#### [WHAT TO DO]
Pictures excluded, return the lines below from the first through the line holding "NL&nbsp; 25-1047684 M</div>".

BEGIN

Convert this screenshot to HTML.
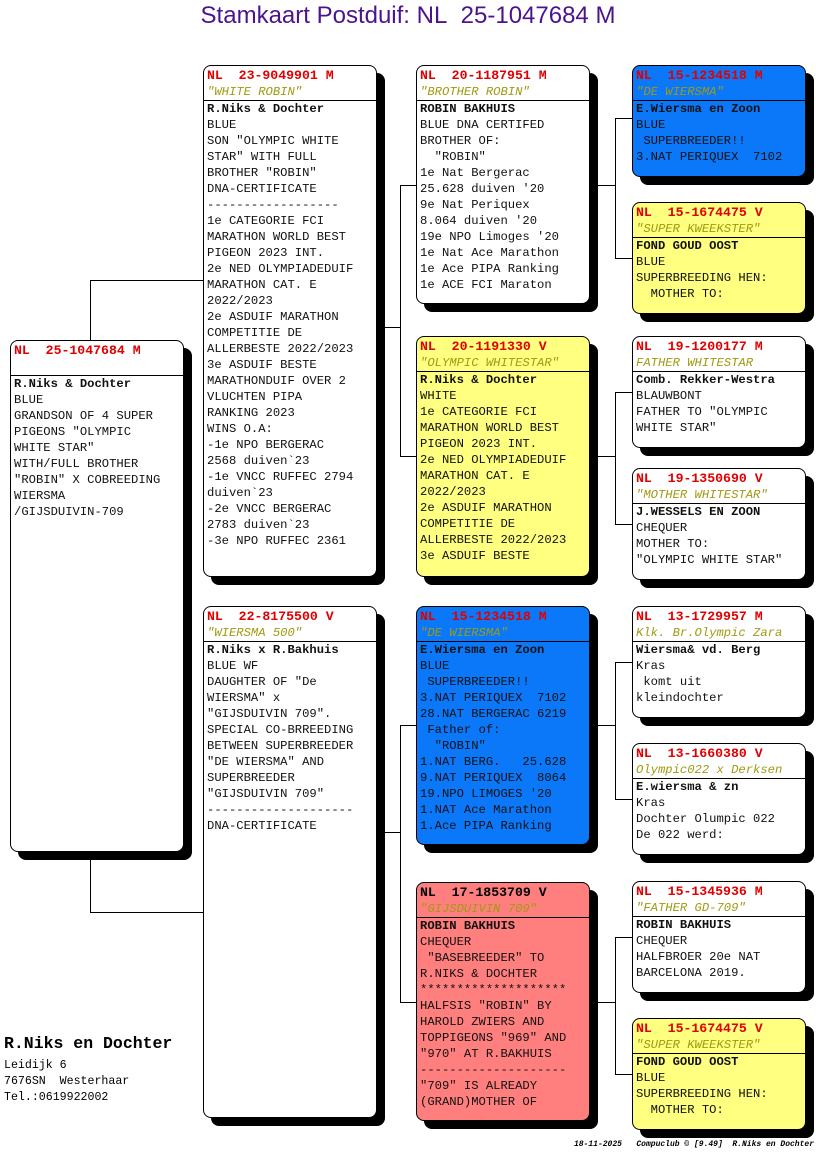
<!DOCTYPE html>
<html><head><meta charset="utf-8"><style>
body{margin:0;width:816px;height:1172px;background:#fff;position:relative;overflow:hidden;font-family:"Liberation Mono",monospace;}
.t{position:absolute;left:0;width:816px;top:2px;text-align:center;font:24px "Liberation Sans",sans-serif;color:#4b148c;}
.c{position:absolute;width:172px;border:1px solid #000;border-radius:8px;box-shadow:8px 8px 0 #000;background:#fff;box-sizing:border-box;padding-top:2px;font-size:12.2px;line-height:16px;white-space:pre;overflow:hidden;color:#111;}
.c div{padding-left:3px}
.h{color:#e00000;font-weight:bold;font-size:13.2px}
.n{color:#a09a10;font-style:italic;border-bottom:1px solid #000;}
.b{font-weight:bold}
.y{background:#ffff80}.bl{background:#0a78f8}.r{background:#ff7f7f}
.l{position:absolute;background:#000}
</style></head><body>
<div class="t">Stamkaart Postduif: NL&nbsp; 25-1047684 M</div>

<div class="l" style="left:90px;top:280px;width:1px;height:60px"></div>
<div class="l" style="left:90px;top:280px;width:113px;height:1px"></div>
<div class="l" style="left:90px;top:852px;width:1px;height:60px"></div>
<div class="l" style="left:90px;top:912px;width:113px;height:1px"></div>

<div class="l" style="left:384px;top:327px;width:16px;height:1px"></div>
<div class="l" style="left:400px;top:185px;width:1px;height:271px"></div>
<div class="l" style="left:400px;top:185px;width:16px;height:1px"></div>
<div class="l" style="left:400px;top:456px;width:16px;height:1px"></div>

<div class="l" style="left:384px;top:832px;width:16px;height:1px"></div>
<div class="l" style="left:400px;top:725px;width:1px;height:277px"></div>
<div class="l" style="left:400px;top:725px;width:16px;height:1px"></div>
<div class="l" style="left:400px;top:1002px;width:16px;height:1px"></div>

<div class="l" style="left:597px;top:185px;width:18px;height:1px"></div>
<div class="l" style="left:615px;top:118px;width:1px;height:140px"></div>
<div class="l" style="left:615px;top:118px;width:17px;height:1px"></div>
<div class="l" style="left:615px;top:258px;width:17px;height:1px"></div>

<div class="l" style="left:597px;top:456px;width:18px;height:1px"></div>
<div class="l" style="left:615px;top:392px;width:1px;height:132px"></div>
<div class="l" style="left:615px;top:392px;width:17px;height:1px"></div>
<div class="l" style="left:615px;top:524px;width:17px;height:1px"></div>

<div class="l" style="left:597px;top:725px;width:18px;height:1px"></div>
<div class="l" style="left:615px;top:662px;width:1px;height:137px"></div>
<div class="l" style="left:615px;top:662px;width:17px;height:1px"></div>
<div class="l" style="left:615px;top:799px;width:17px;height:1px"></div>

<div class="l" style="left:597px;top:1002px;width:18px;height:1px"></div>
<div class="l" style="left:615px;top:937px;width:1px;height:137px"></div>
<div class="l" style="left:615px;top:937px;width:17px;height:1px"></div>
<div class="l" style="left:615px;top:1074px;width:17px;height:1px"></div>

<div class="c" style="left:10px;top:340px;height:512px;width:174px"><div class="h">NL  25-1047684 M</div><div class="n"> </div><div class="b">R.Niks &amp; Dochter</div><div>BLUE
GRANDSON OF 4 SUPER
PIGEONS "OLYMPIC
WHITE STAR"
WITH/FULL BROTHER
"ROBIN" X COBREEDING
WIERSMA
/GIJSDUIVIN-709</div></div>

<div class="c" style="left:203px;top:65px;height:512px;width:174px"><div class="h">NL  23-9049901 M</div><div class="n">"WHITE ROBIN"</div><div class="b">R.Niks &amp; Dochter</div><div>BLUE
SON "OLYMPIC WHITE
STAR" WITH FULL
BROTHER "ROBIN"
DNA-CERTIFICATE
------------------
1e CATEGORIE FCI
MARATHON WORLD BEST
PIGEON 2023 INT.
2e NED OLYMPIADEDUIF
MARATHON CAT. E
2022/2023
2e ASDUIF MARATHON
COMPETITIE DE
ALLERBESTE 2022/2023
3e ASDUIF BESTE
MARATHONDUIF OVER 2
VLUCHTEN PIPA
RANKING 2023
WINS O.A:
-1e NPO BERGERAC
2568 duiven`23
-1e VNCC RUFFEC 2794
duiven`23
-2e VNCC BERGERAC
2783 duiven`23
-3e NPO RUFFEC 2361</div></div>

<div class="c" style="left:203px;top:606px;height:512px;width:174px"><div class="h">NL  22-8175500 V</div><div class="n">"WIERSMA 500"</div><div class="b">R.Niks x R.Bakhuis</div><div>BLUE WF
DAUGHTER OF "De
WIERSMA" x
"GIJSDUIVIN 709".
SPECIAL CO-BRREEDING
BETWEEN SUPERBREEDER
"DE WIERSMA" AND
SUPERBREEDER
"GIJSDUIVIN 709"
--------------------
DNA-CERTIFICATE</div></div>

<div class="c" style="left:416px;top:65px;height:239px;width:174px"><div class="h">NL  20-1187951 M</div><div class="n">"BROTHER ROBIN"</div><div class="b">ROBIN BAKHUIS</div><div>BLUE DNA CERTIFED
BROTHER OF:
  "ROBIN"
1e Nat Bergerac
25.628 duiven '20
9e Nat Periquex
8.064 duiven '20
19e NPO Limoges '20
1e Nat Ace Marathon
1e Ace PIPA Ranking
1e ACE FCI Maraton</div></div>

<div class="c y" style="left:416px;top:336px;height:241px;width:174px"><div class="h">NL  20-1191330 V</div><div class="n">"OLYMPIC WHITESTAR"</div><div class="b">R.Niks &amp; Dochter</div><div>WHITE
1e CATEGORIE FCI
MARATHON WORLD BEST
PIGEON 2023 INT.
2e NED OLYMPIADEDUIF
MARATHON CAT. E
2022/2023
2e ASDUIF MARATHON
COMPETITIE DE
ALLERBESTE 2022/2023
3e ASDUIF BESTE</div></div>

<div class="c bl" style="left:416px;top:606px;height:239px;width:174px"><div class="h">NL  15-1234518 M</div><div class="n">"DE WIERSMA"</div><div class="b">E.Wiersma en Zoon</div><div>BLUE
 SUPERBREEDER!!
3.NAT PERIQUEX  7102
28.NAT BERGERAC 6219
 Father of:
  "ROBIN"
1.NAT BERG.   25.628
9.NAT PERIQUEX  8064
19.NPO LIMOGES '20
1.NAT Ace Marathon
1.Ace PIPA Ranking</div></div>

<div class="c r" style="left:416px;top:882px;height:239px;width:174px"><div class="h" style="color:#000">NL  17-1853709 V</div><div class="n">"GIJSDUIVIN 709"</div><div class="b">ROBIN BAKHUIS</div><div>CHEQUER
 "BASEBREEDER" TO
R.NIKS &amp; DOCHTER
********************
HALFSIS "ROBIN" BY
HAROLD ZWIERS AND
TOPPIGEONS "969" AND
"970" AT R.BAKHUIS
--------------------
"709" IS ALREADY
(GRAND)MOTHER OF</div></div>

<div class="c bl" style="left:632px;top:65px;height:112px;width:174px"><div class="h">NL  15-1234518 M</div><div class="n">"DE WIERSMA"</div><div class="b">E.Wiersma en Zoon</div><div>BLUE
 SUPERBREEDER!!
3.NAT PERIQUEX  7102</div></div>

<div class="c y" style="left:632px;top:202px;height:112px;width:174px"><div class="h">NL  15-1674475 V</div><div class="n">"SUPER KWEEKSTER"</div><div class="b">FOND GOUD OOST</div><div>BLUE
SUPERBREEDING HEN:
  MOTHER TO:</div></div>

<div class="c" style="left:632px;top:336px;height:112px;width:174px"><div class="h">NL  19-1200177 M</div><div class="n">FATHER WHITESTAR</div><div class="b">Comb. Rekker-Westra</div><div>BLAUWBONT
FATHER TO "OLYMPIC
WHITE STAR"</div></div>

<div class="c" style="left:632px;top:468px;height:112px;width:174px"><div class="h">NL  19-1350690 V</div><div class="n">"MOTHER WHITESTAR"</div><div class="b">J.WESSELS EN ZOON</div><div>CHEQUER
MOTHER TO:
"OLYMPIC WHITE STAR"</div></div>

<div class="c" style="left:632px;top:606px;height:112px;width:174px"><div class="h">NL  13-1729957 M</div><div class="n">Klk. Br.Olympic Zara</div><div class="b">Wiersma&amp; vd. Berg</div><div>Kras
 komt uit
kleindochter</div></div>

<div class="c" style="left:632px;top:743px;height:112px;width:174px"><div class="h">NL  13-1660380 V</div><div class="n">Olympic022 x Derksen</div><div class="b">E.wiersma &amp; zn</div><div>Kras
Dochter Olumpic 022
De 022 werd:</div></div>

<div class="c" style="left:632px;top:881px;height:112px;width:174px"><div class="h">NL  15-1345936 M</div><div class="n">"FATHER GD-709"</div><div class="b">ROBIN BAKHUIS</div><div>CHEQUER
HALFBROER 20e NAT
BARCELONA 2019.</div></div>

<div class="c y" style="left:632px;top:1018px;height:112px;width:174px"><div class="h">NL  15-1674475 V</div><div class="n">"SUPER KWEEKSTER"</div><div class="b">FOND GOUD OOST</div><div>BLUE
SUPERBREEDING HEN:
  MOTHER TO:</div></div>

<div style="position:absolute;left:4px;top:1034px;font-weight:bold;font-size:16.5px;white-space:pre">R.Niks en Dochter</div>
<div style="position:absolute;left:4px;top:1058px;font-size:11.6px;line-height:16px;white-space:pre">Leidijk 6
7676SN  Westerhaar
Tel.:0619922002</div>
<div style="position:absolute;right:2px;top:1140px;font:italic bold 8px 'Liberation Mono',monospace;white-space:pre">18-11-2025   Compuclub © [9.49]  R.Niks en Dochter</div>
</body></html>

END

#### [FINISHED EXERCISE]
Convert this screenshot to HTML.
<!DOCTYPE html>
<html><head><meta charset="utf-8"><style>
body{margin:0;width:816px;height:1172px;background:#fff;position:relative;overflow:hidden;font-family:"Liberation Mono",monospace;}
.t{position:absolute;left:0;width:816px;top:2px;text-align:center;font:24px "Liberation Sans",sans-serif;color:#4b148c;}
.c{position:absolute;width:172px;border:1px solid #000;border-radius:8px;box-shadow:8px 8px 0 #000;background:#fff;box-sizing:border-box;padding-top:2px;font-size:12.2px;line-height:16px;white-space:pre;overflow:hidden;color:#111;}
.c div{padding-left:3px}
.h{color:#e00000;font-weight:bold;font-size:13.2px}
.n{color:#a09a10;font-style:italic;border-bottom:1px solid #000;}
.b{font-weight:bold}
.y{background:#ffff80}.bl{background:#0a78f8}.r{background:#ff7f7f}
.l{position:absolute;background:#000}
</style></head><body>
<div class="t">Stamkaart Postduif: NL&nbsp; 25-1047684 M</div>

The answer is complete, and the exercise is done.